When I did the Fox Valley Marathon this September and had a rough time, I said I wasn't doing the Chicago Marathon or the Lakefront 50K that I signed up for.
I toughed out the Chicago Marathon in October but said I didn't really want to do the Lakefront 50k I signed up for.
I did the Lakefront 50k in November and had the best time of all three...but swore I would never do another marathon ever in my life.
I swore up and down that starting in 2014, the most I will ever run again is a half marathon. I was so confident of that fact that I told my boyfriend that he could slap me in the face if I signed up for anything more than a half marathon after 2013! He actually recorded it for proof. Maybe he knew something that I didn't?
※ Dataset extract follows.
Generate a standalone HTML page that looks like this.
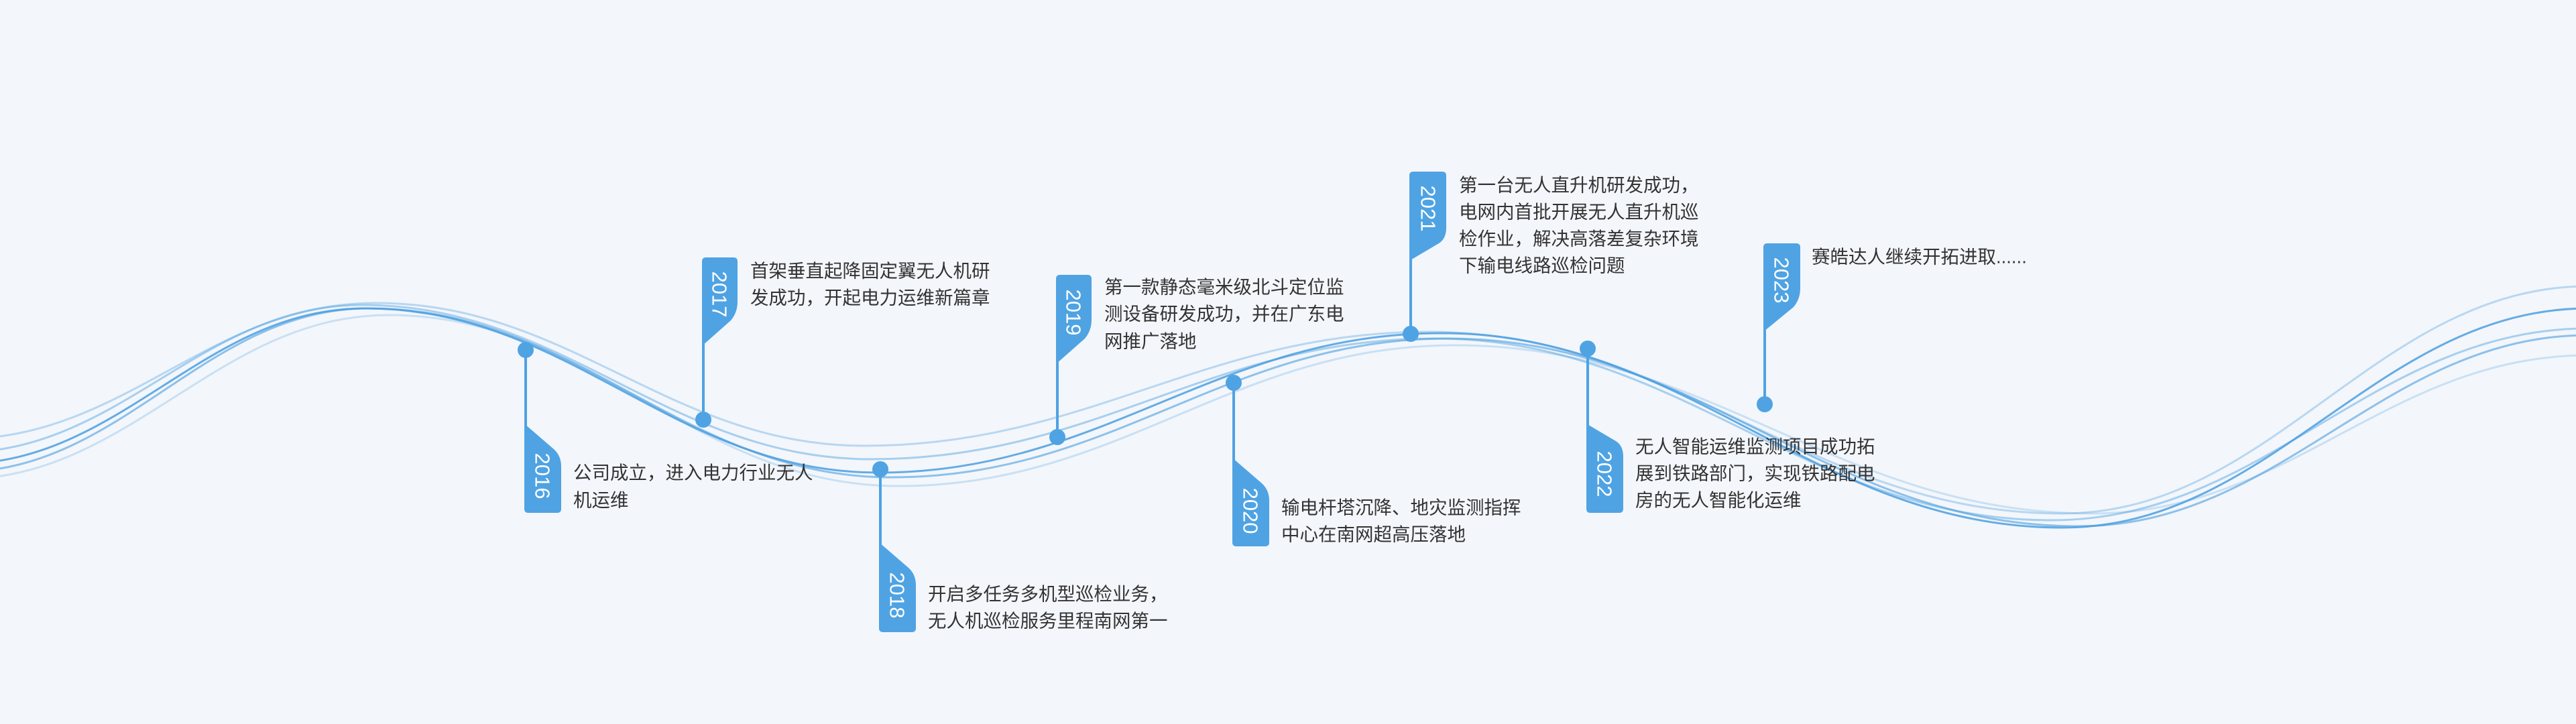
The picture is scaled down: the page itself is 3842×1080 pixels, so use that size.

Up until December 22, 2013, I was (at first) 100% confident in that statement, then slightly less confident but pretty sure (maybe) that I wouldn't do a full AT LEAST in 2014.
Then came December 23, 2013. After weeks of hearing everyone talking about marathon training starting up right about NOW, I had an epiphany that I NEEDED to do a fall 2014 marathon. Where did this come from? What changed from last week to this week?
Ok, saying I wasn't going to do a full EVER AGAIN was probably jumping the gun a bit. But saying I wasn't doing to do one in 2014 was definitely reasonable. My goals for 2014 included getting stronger, more physically fit, and losing weight. I need to do these things to be a better runner. And it's hard doing the marathons when I'm not in shape to do them. And I know from experience that I CANNOT lose weight while training for a marathon.
I was making my spreadsheet of the races for 2014 that I've already signed up for and ones I'm considering. While looking at this list, I felt something was missing. I have a couple triathlons planned, a duathlon, some half marathons. But ONE THING was missing. The one thing that defines me from others. Or the one thing that brings me closer to others! A marathon. I was missing a marathon in my 2014 race schedule and I didn't like the feeling. Am I being dramatic? Oh yes, definitely! But marathons are dramatic! And so are marathoners! And I didn't feel "complete" without doing a marathon in 2014.
And there came my obsessive search for fall marathons in 2014. I have a one almost definite and some other possibilities. And I'm excited! SO EXCITED. And yes, I will prepare my face for that slap! And I will have a smile on my face! Because I'm a marathoner! ... And I enjoy pain??
Have a Very Merry Christmas! And a Happy New Year!!